• [DATA]
■ ■ ■ ■

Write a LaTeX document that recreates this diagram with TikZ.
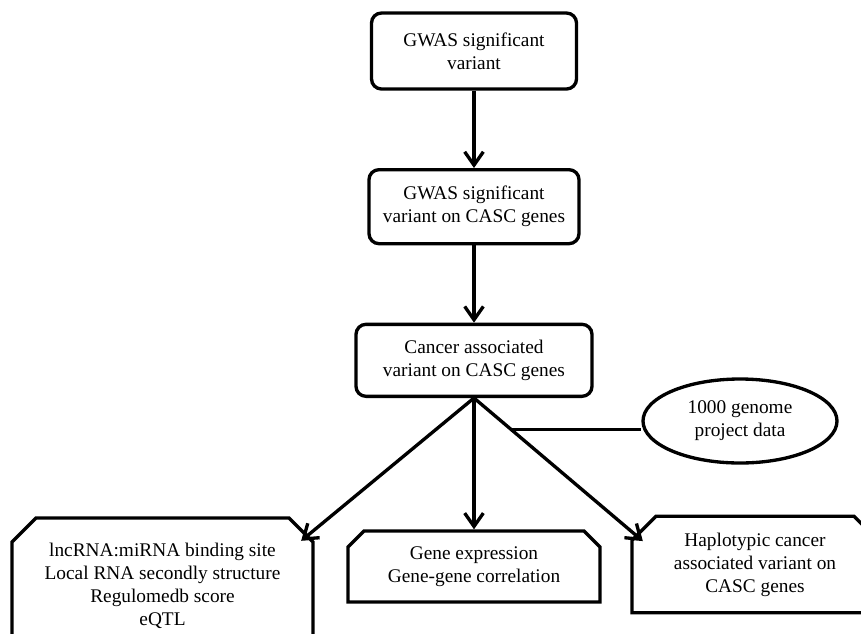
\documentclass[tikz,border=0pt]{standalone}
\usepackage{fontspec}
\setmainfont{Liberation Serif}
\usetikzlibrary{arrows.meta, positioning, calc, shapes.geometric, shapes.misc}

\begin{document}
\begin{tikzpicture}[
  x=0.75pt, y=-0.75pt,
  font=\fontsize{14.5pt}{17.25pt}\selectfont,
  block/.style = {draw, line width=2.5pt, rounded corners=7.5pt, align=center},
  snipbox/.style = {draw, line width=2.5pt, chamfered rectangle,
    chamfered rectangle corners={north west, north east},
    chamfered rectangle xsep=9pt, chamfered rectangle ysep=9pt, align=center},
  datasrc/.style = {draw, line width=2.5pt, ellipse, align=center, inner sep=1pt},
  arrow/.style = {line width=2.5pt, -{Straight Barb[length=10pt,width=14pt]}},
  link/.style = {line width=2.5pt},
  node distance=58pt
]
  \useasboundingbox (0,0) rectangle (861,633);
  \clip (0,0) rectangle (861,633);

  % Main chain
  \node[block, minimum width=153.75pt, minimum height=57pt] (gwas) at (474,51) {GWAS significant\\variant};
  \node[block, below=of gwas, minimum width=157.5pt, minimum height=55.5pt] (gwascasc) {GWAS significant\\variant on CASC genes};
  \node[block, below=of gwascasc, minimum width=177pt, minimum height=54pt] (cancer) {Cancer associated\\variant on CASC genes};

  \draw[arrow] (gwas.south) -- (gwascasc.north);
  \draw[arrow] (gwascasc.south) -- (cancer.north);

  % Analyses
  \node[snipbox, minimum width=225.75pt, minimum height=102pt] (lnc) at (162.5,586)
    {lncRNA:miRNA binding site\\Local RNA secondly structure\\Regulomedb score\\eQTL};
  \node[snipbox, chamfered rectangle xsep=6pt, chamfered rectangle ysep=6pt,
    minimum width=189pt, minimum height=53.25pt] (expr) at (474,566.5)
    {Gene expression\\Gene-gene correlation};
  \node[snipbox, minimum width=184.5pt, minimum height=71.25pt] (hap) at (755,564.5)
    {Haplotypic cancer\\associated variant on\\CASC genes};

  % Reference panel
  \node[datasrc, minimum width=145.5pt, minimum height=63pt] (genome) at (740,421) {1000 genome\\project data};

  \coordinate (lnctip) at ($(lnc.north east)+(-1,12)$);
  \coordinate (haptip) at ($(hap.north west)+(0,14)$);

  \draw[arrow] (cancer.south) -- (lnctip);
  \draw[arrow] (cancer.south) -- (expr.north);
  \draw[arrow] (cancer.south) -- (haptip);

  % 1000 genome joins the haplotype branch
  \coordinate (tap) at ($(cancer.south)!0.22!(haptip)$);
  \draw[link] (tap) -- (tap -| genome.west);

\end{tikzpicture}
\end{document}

■ ■ ■ ■

• [WHAT YOU NEED TO DO]
Restate the whole listing above exactly, except for its images.

• [ANSWER IN FULL]
Write a LaTeX document that recreates this diagram with TikZ.
\documentclass[tikz,border=0pt]{standalone}
\usepackage{fontspec}
\setmainfont{Liberation Serif}
\usetikzlibrary{arrows.meta, positioning, calc, shapes.geometric, shapes.misc}

\begin{document}
\begin{tikzpicture}[
  x=0.75pt, y=-0.75pt,
  font=\fontsize{14.5pt}{17.25pt}\selectfont,
  block/.style = {draw, line width=2.5pt, rounded corners=7.5pt, align=center},
  snipbox/.style = {draw, line width=2.5pt, chamfered rectangle,
    chamfered rectangle corners={north west, north east},
    chamfered rectangle xsep=9pt, chamfered rectangle ysep=9pt, align=center},
  datasrc/.style = {draw, line width=2.5pt, ellipse, align=center, inner sep=1pt},
  arrow/.style = {line width=2.5pt, -{Straight Barb[length=10pt,width=14pt]}},
  link/.style = {line width=2.5pt},
  node distance=58pt
]
  \useasboundingbox (0,0) rectangle (861,633);
  \clip (0,0) rectangle (861,633);

  % Main chain
  \node[block, minimum width=153.75pt, minimum height=57pt] (gwas) at (474,51) {GWAS significant\\variant};
  \node[block, below=of gwas, minimum width=157.5pt, minimum height=55.5pt] (gwascasc) {GWAS significant\\variant on CASC genes};
  \node[block, below=of gwascasc, minimum width=177pt, minimum height=54pt] (cancer) {Cancer associated\\variant on CASC genes};

  \draw[arrow] (gwas.south) -- (gwascasc.north);
  \draw[arrow] (gwascasc.south) -- (cancer.north);

  % Analyses
  \node[snipbox, minimum width=225.75pt, minimum height=102pt] (lnc) at (162.5,586)
    {lncRNA:miRNA binding site\\Local RNA secondly structure\\Regulomedb score\\eQTL};
  \node[snipbox, chamfered rectangle xsep=6pt, chamfered rectangle ysep=6pt,
    minimum width=189pt, minimum height=53.25pt] (expr) at (474,566.5)
    {Gene expression\\Gene-gene correlation};
  \node[snipbox, minimum width=184.5pt, minimum height=71.25pt] (hap) at (755,564.5)
    {Haplotypic cancer\\associated variant on\\CASC genes};

  % Reference panel
  \node[datasrc, minimum width=145.5pt, minimum height=63pt] (genome) at (740,421) {1000 genome\\project data};

  \coordinate (lnctip) at ($(lnc.north east)+(-1,12)$);
  \coordinate (haptip) at ($(hap.north west)+(0,14)$);

  \draw[arrow] (cancer.south) -- (lnctip);
  \draw[arrow] (cancer.south) -- (expr.north);
  \draw[arrow] (cancer.south) -- (haptip);

  % 1000 genome joins the haplotype branch
  \coordinate (tap) at ($(cancer.south)!0.22!(haptip)$);
  \draw[link] (tap) -- (tap -| genome.west);

\end{tikzpicture}
\end{document}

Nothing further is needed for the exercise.